O esforço de Mônica Benício por transformar o “luto” em verbo revela um movimento de transformação política e pessoal profundo. Ouvindo-a, percebe-se que duas batalhas se desenrolam ao mesmo tempo. De um lado, o esforço privado e interior para apaziguar o demônio da morte e o fantasma da perda. De outro, a luta pública por escapar do papel de “viúva de Marielle”, sem jamais recusar o poder contagiante do símbolo-Marielle.
“Marielle presente” é uma coisa para nós, cidadãs e cidadãos que admiramos a sua luta. Mas é outra para quem não pode mais esperá-la no fim do dia. O símbolo regressa a todo instante.
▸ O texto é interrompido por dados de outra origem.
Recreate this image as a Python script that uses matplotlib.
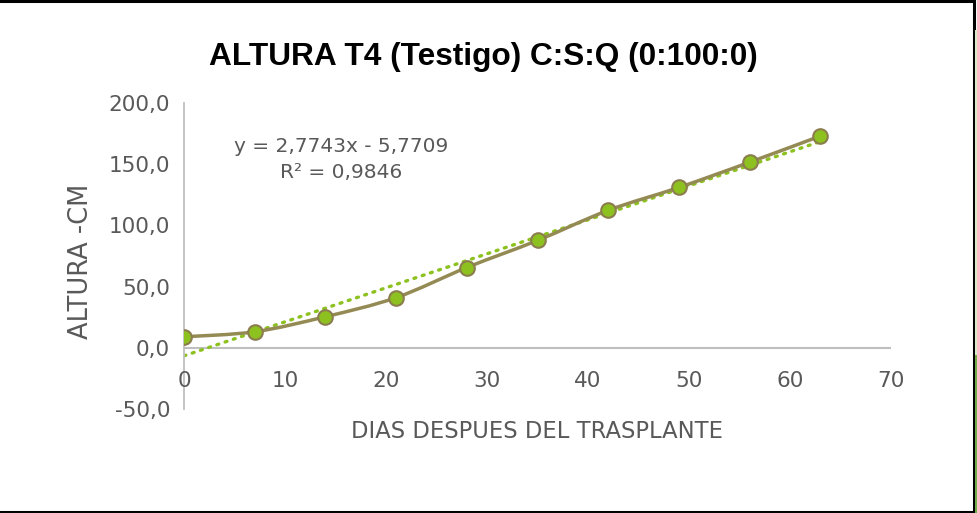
import matplotlib.pyplot as plt
import matplotlib.transforms as mtrans
from matplotlib.path import Path
from matplotlib.patches import PathPatch, Rectangle
import numpy as np

# datos (días después del trasplante, altura en cm)
dias = [0, 7, 14, 21, 28, 35, 42, 49, 56, 63]
altura = [9.0, 13.1, 25.4, 41.0, 65.6, 87.7, 112.3, 131.0, 151.6, 173.0]
x_ticks = [0, 10, 20, 30, 40, 50, 60, 70]
y_ticks = [-50, 0, 50, 100, 150, 200]

titulo = 'ALTURA T4 (Testigo) C:S:Q (0:100:0)'
ecuacion = 'y = 2,7743x - 5,7709'
r2 = 'R² = 0,9846'

gris = '#595959'
linea_eje = '#BFBFBF'
oliva = '#948A54'
verde = '#8CC11F'
borde_marcador = '#8B7D4E'

fig = plt.figure(figsize=(9.78, 5.13), dpi=100)
ax = fig.add_axes([184 / 978, 104 / 513, 707 / 978, 306 / 513])
ax.set_xlim(0, 70)
ax.set_ylim(-50, 200)

# curva suavizada (estilo Excel) con Bezier tipo Catmull-Rom
px = np.array(dias, float)
py = np.array(altura, float)
verts = [(px[0], py[0])]
codes = [Path.MOVETO]
t = 1 / 6
n = len(px)
for i in range(n - 1):
    p0 = (px[max(i - 1, 0)], py[max(i - 1, 0)])
    p1 = (px[i], py[i])
    p2 = (px[i + 1], py[i + 1])
    p3 = (px[min(i + 2, n - 1)], py[min(i + 2, n - 1)])
    c1 = (p1[0] + (p2[0] - p0[0]) * t, p1[1] + (p2[1] - p0[1]) * t)
    c2 = (p2[0] - (p3[0] - p1[0]) * t, p2[1] - (p3[1] - p1[1]) * t)
    verts += [c1, c2, p2]
    codes += [Path.CURVE4] * 3
ax.add_patch(PathPatch(Path(verts, codes), facecolor='none', edgecolor=oliva,
                       lw=2.5, zorder=3, capstyle='round'))

# línea de tendencia lineal
m, b = np.polyfit(px, py, 1)
xt = np.array([px[0], px[-1]])
ax.plot(xt, m * xt + b, color=verde, lw=2.4, ls=(0, (0.6, 2.0)),
        dash_capstyle='round', zorder=2)

ax.plot(dias, altura, 'o', ms=10.5, mfc=verde, mec=borde_marcador, mew=1.5, zorder=4)

# ejes
for s in ['top', 'right', 'bottom']:
    ax.spines[s].set_visible(False)
ax.spines['left'].set_position(('data', 0))
ax.spines['left'].set_color(linea_eje)
ax.spines['left'].set_linewidth(1.3)
ax.axhline(0, color=linea_eje, lw=1.5, zorder=1)

fuente = ['DejaVu Sans']
ax.set_xticks(x_ticks)
ax.set_yticks(y_ticks)
ax.set_xticklabels([])
ax.set_yticklabels([f'{v:.1f}'.replace('.', ',') for v in y_ticks],
                   family=fuente, fontsize=15.5, color=gris)
ax.tick_params(axis='both', length=0)
ax.tick_params(axis='y', pad=10)

# etiquetas del eje x justo debajo de la línea y=0
off = mtrans.offset_copy(ax.transData, fig=fig, x=0, y=-33, units='dots')
for v in x_ticks:
    ax.text(v, 0, str(v), transform=off, ha='center', va='center',
            family=fuente, fontsize=15.5, color=gris)

fig.text(537 / 978, 1 - 432 / 513, 'DIAS DESPUES DEL TRASPLANTE', ha='center', va='center',
         family=fuente, fontsize=16.3, color=gris)
fig.text(81 / 978, 1 - 261 / 513, 'ALTURA -CM', ha='center', va='center', rotation=90,
         family=fuente, fontsize=18.5, color=gris)
fig.text(483 / 978, 1 - 57 / 513, titulo, ha='center', va='center',
         family=['Liberation Sans', 'DejaVu Sans'], fontweight='bold',
         fontsize=22.8, color='black')
fig.text(341 / 978, 1 - 147 / 513, ecuacion, ha='center', va='center',
         family=fuente, fontsize=14.5, color=gris)
fig.text(341 / 978, 1 - 173 / 513, r2, ha='center', va='center',
         family=fuente, fontsize=14.5, color=gris)

# marco
fig.patches.append(Rectangle((-2 / 978, 1 / 513), 976 / 978, 511 / 513, transform=fig.transFigure,
                             fill=False, edgecolor='black', lw=2.2))
fig.patches.append(Rectangle((975.5 / 978, 0), 2.5 / 978, 158 / 513, transform=fig.transFigure,
                             facecolor='#70AD47', edgecolor='none'))
fig.patches.append(Rectangle((975.5 / 978, 158 / 513), 2.5 / 978, 325 / 513, transform=fig.transFigure,
                             facecolor='#D9EAC9', edgecolor='none'))

fig.savefig('out.png', dpi=100)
Já o corpo, com seu calor, o toque, o cheiro, o sorriso, tudo fica para trás.
O abraço de Angela Davis em Mônica Benício não foi apenas um ponto importante na história internacional do feminismo. Foi também o reconhecimento da dor que fica pelo caminho pedindo para ser rememorada, como parte da memória coletiva que pode enlaçar uma rede interminável de Marielles, Dandaras e Marias—para lembrar o samba da Mangueira que aliás foi cantado em Princeton, com direito a Angela Davis balançando, discreta, no fundo da sala.
Os símbolos sobrevoaram o nosso encontro. Ao abrir o simpósio, Marília Librandi recordou que Carolina Maria de Jesus nascera no dia 14 de março, há mais de um século. Em sua palestra, Angela Davis falou de Carolina, lembrou do encontro que teve com Lélia Gonzalez, na década de 1980, e recordou as intelectuais negras latino-americanas, sugerindo que o sentido do coletivo não é uma abstração sempre que se evita romper a rede da memória, quando a cadeia simbólica da luta ainda brilha na fala e na ação dos que passaram, dos que cá estão, e dos que virão. Marielle não está sozinha, no balanço da memória coletiva.
“Eu sou porque nós somos” e “na ação nos encontramos” foram motes estudados no simpósio. A “interseccionalidade” implicada em ambos mostra que a prática política coletiva é capaz de transcender as identidades porque há um terreno comum na luta, que pode ser de todas e de cada um. Quando as mulheres negras se movem, o mundo inteiro se move com elas: esta, a exortação de Angela Davis lembrada na abertura.
Outro tema que atravessou o diálogo em Princeton foi a escuta e a política. Como disse Fernanda Chaves, amiga e assessora da vereadora, que estava com ela e Anderson Gomes no carro no momento da chacina, a política de Marielle se baseava no acolhimento e na possibilidade de ouvir. Quando seu trabalho com as famílias dos policiais mortos no Rio de Janeiro foi lembrado, Mônica Benício repisou que “a dor não pode ser hierarquizada”.
Para além de todas as hierarquias e de toda classificação possível, a dor regressa e há que lidar com ela. Mônica faz seu luto de diversas maneiras. Uma das mais tocantes é o jogo com a materialidade da perda. Em cada lugar que visita, ela tira uma foto de uma bonequinha, uma pequena Marielle de tecido. Mônica nos contou que ela e a companheira planejavam viajar para o exterior, quando Marielle foi morta. Em Princeton, Mariellinha posou ao lado de uma foto de Michelle Obama, que foi aluna aqui.
Os símbolos são mudos, mas talvez não estejam de todo mortos.A certa altura do simpósio, a fotógrafa Daiane Tamanaha notou que Mônica Benício olhava para o próprio braço, onde se encontra uma tatuagem com o rosto de Marielle. Na foto que daí resultou, Angela Davis está atenta à mesa-redonda em que se discutia o feminismo negro estadunidense, enquanto Mônica, ao seu lado, apenas olha para baixo, mergulhada no silêncio, fitando e acariciando a imagem resplandecente de Marielle Franco.